## START Source material

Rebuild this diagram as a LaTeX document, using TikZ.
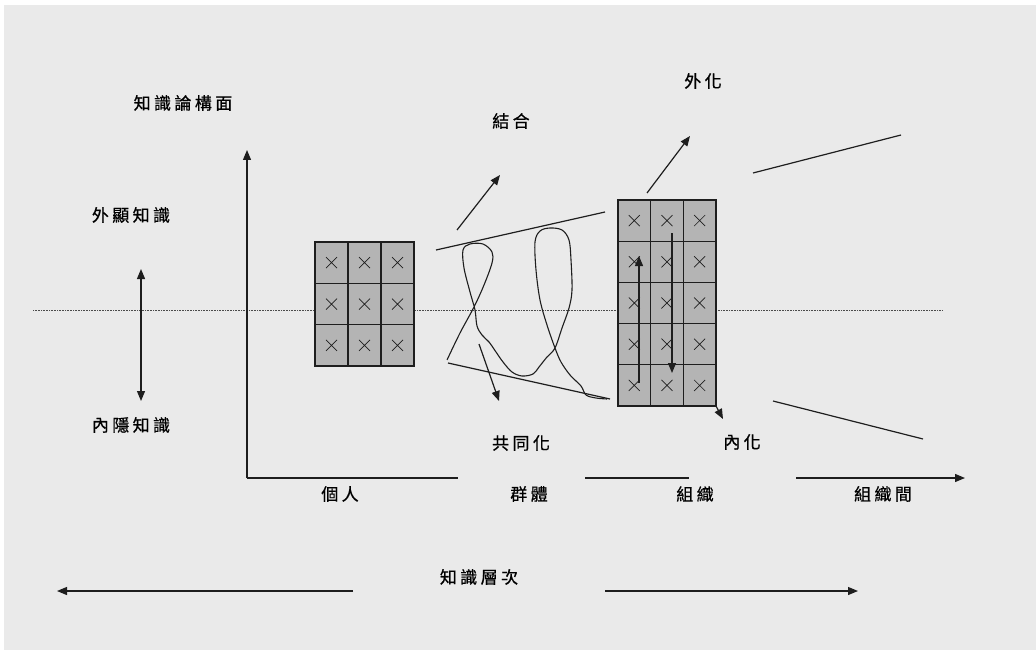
\documentclass[tikz,border=0pt]{standalone}
\usepackage{fontspec}
\usetikzlibrary{arrows.meta}
\newfontfamily\cjk[LetterSpace=20,FakeBold=0.6]{Noto Sans CJK TC}
\definecolor{bggrey}{HTML}{EAEAEA}
\definecolor{cellgrey}{HTML}{B4B4B4}
\definecolor{ink}{HTML}{1E1E1E}
\begin{document}
\begin{tikzpicture}[x=1pt,y=-1pt,
  lbl/.style={font=\cjk\fontsize{17}{20}\selectfont, text=black, inner sep=0pt},
  ln/.style={draw=ink, line width=1.2pt},
  arr/.style={ln, -{Triangle[length=10pt,width=8pt]}},
  dbl/.style={ln, {Triangle[length=10pt,width=8pt]}-{Triangle[length=10pt,width=8pt]}},
  cell/.style={draw=ink, line width=1.1pt, fill=cellgrey},
  xmark/.style={draw=ink, line width=0.7pt},
  dots/.style={draw=ink!80, line width=0.9pt, dash pattern=on 0.8pt off 0.8pt}
]
\useasboundingbox (0,0) rectangle (1036,650);
\fill[white] (0,0) rectangle (1036,650);
\fill[bggrey] (4,5) rectangle (1036,650);

% dotted centre line
\coordinate (dotL) at (33,310);
\coordinate (dotR) at (943,310);
\draw[dots] (dotL) -- (dotR);

% left grid 3x3
\foreach \c in {0,1,2}{
  \foreach \r in {0,1,2}{
    \pgfmathsetmacro\xa{315+33*\c}
    \pgfmathsetmacro\ya{242+41.33*\r}
    \draw[cell] (\xa,\ya) rectangle ++(33,41.33);
    \draw[xmark] (\xa+16.5-5.5,\ya+20.7-5.5) -- ++(11,11) (\xa+16.5-5.5,\ya+20.7+5.5) -- ++(11,-11);
  }
}
% right grid 3x5
\foreach \c in {0,1,2}{
  \foreach \r in {0,1,2,3,4}{
    \pgfmathsetmacro\xa{618+32.67*\c}
    \pgfmathsetmacro\ya{200+41.2*\r}
    \draw[cell] (\xa,\ya) rectangle ++(32.67,41.2);
    \draw[xmark] (\xa+16.3-5.5,\ya+20.6-5.5) -- ++(11,11) (\xa+16.3-5.5,\ya+20.6+5.5) -- ++(11,-11);
  }
}
\coordinate (gridRbr) at (716,406);

% axes
\coordinate (origin) at (247,478);
\coordinate (ytop) at (247,150);
\coordinate (ax1) at (458,478);
\coordinate (ax2a) at (585,478);
\coordinate (ax2b) at (689,478);
\coordinate (ax3a) at (796,478);
\coordinate (ax3b) at (965,478);
\draw[arr] (origin) -- (ytop);
\draw[ln] (origin) -- (ax1);
\draw[ln] (ax2a) -- (ax2b);
\draw[arr] (ax3a) -- (ax3b);

% vertical double arrow
\coordinate (dA) at (141,269);
\coordinate (dB) at (141,401);
\draw[dbl] (dA) -- (dB);

% bottom arrows
\coordinate (bl1) at (353,591);
\coordinate (bl2) at (57,591);
\coordinate (br1) at (605,591);
\coordinate (br2) at (858,591);
\draw[arr] (bl1) -- (bl2);
\draw[arr] (br1) -- (br2);

% middle funnel lines
\coordinate (u1) at (436,250);
\coordinate (u2) at (605,212);
\coordinate (l1) at (448,363);
\coordinate (l2) at (610,399);
\draw[ln] (u1) -- (u2);
\draw[ln] (l1) -- (l2);

% right funnel lines
\coordinate (ru1) at (753,173);
\coordinate (ru2) at (901,135);
\coordinate (rl1) at (773,401);
\coordinate (rl2) at (923,439);
\draw[ln] (ru1) -- (ru2);
\draw[ln] (rl1) -- (rl2);

% arrows
\coordinate (a1s) at (457,230);
\coordinate (a1e) at (500,175);
\draw[arr] (a1s) -- (a1e);
\coordinate (a2s) at (479,344);
\coordinate (a2e) at (499,401);
\draw[arr] (a2s) -- (a2e);
\coordinate (a3s) at (647,193);
\coordinate (a3e) at (690,136);
\draw[arr] (a3s) -- (a3e);
\coordinate (a4e) at (723,419);
\draw[arr] (gridRbr) -- (a4e);
\coordinate (a5s) at (639,383);
\coordinate (a5e) at (639,256);
\draw[arr] (a5s) -- (a5e);
\coordinate (a6s) at (672,233);
\coordinate (a6e) at (672,373);
\draw[arr] (a6s) -- (a6e);

% hand-drawn loops
\draw[draw=ink, line width=1.1pt, line join=round] plot[smooth, tension=0.55] coordinates {
  (447,360) (460,333) (474,307) (484,285) (492,263) (492,252) (483,244) (470,244) (463,250)
  (464,268) (470,292) (475,310) (477,326) (482,335) (489,342) (496,352) (503,362)
  (512,372) (522,376) (533,374) (539,367) (547,357) (555,348) (562,328) (569,308)
  (572,290) (571,260) (569,240) (562,230) (550,228) (540,231) (535,242) (536,270)
  (540,300) (547,325) (555,348) (561,362) (570,375) (581,386) (586,395) (596,398) (607,399)
};

% labels
\node[lbl] (tKnow) at (183,103) {知識論構面};
\node[lbl] (tExp) at (131,215) {外顯知識};
\node[lbl] (tTac) at (131,425) {內隱知識};
\node[lbl] (tComb) at (511,121) {結合};
\node[lbl] (tExt) at (703,81) {外化};
\node[lbl] (tSoc) at (521,443) {共同化};
\node[lbl] (tInt) at (742,442) {內化};
\node[lbl] (tInd) at (340,494) {個人};
\node[lbl] (tGrp) at (529,494) {群體};
\node[lbl] (tOrg) at (695,494) {組織};
\node[lbl] (tInter) at (883,494) {組織間};
\node[lbl] (tLevel) at (479,577) {知識層次};
\end{tikzpicture}
\end{document}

## END Source material

*Problem details*
Reproduce every line above as written, skipping pictures.

*Finished exercise*
Rebuild this diagram as a LaTeX document, using TikZ.
\documentclass[tikz,border=0pt]{standalone}
\usepackage{fontspec}
\usetikzlibrary{arrows.meta}
\newfontfamily\cjk[LetterSpace=20,FakeBold=0.6]{Noto Sans CJK TC}
\definecolor{bggrey}{HTML}{EAEAEA}
\definecolor{cellgrey}{HTML}{B4B4B4}
\definecolor{ink}{HTML}{1E1E1E}
\begin{document}
\begin{tikzpicture}[x=1pt,y=-1pt,
  lbl/.style={font=\cjk\fontsize{17}{20}\selectfont, text=black, inner sep=0pt},
  ln/.style={draw=ink, line width=1.2pt},
  arr/.style={ln, -{Triangle[length=10pt,width=8pt]}},
  dbl/.style={ln, {Triangle[length=10pt,width=8pt]}-{Triangle[length=10pt,width=8pt]}},
  cell/.style={draw=ink, line width=1.1pt, fill=cellgrey},
  xmark/.style={draw=ink, line width=0.7pt},
  dots/.style={draw=ink!80, line width=0.9pt, dash pattern=on 0.8pt off 0.8pt}
]
\useasboundingbox (0,0) rectangle (1036,650);
\fill[white] (0,0) rectangle (1036,650);
\fill[bggrey] (4,5) rectangle (1036,650);

% dotted centre line
\coordinate (dotL) at (33,310);
\coordinate (dotR) at (943,310);
\draw[dots] (dotL) -- (dotR);

% left grid 3x3
\foreach \c in {0,1,2}{
  \foreach \r in {0,1,2}{
    \pgfmathsetmacro\xa{315+33*\c}
    \pgfmathsetmacro\ya{242+41.33*\r}
    \draw[cell] (\xa,\ya) rectangle ++(33,41.33);
    \draw[xmark] (\xa+16.5-5.5,\ya+20.7-5.5) -- ++(11,11) (\xa+16.5-5.5,\ya+20.7+5.5) -- ++(11,-11);
  }
}
% right grid 3x5
\foreach \c in {0,1,2}{
  \foreach \r in {0,1,2,3,4}{
    \pgfmathsetmacro\xa{618+32.67*\c}
    \pgfmathsetmacro\ya{200+41.2*\r}
    \draw[cell] (\xa,\ya) rectangle ++(32.67,41.2);
    \draw[xmark] (\xa+16.3-5.5,\ya+20.6-5.5) -- ++(11,11) (\xa+16.3-5.5,\ya+20.6+5.5) -- ++(11,-11);
  }
}
\coordinate (gridRbr) at (716,406);

% axes
\coordinate (origin) at (247,478);
\coordinate (ytop) at (247,150);
\coordinate (ax1) at (458,478);
\coordinate (ax2a) at (585,478);
\coordinate (ax2b) at (689,478);
\coordinate (ax3a) at (796,478);
\coordinate (ax3b) at (965,478);
\draw[arr] (origin) -- (ytop);
\draw[ln] (origin) -- (ax1);
\draw[ln] (ax2a) -- (ax2b);
\draw[arr] (ax3a) -- (ax3b);

% vertical double arrow
\coordinate (dA) at (141,269);
\coordinate (dB) at (141,401);
\draw[dbl] (dA) -- (dB);

% bottom arrows
\coordinate (bl1) at (353,591);
\coordinate (bl2) at (57,591);
\coordinate (br1) at (605,591);
\coordinate (br2) at (858,591);
\draw[arr] (bl1) -- (bl2);
\draw[arr] (br1) -- (br2);

% middle funnel lines
\coordinate (u1) at (436,250);
\coordinate (u2) at (605,212);
\coordinate (l1) at (448,363);
\coordinate (l2) at (610,399);
\draw[ln] (u1) -- (u2);
\draw[ln] (l1) -- (l2);

% right funnel lines
\coordinate (ru1) at (753,173);
\coordinate (ru2) at (901,135);
\coordinate (rl1) at (773,401);
\coordinate (rl2) at (923,439);
\draw[ln] (ru1) -- (ru2);
\draw[ln] (rl1) -- (rl2);

% arrows
\coordinate (a1s) at (457,230);
\coordinate (a1e) at (500,175);
\draw[arr] (a1s) -- (a1e);
\coordinate (a2s) at (479,344);
\coordinate (a2e) at (499,401);
\draw[arr] (a2s) -- (a2e);
\coordinate (a3s) at (647,193);
\coordinate (a3e) at (690,136);
\draw[arr] (a3s) -- (a3e);
\coordinate (a4e) at (723,419);
\draw[arr] (gridRbr) -- (a4e);
\coordinate (a5s) at (639,383);
\coordinate (a5e) at (639,256);
\draw[arr] (a5s) -- (a5e);
\coordinate (a6s) at (672,233);
\coordinate (a6e) at (672,373);
\draw[arr] (a6s) -- (a6e);

% hand-drawn loops
\draw[draw=ink, line width=1.1pt, line join=round] plot[smooth, tension=0.55] coordinates {
  (447,360) (460,333) (474,307) (484,285) (492,263) (492,252) (483,244) (470,244) (463,250)
  (464,268) (470,292) (475,310) (477,326) (482,335) (489,342) (496,352) (503,362)
  (512,372) (522,376) (533,374) (539,367) (547,357) (555,348) (562,328) (569,308)
  (572,290) (571,260) (569,240) (562,230) (550,228) (540,231) (535,242) (536,270)
  (540,300) (547,325) (555,348) (561,362) (570,375) (581,386) (586,395) (596,398) (607,399)
};

% labels
\node[lbl] (tKnow) at (183,103) {知識論構面};
\node[lbl] (tExp) at (131,215) {外顯知識};
\node[lbl] (tTac) at (131,425) {內隱知識};
\node[lbl] (tComb) at (511,121) {結合};
\node[lbl] (tExt) at (703,81) {外化};
\node[lbl] (tSoc) at (521,443) {共同化};
\node[lbl] (tInt) at (742,442) {內化};
\node[lbl] (tInd) at (340,494) {個人};
\node[lbl] (tGrp) at (529,494) {群體};
\node[lbl] (tOrg) at (695,494) {組織};
\node[lbl] (tInter) at (883,494) {組織間};
\node[lbl] (tLevel) at (479,577) {知識層次};
\end{tikzpicture}
\end{document}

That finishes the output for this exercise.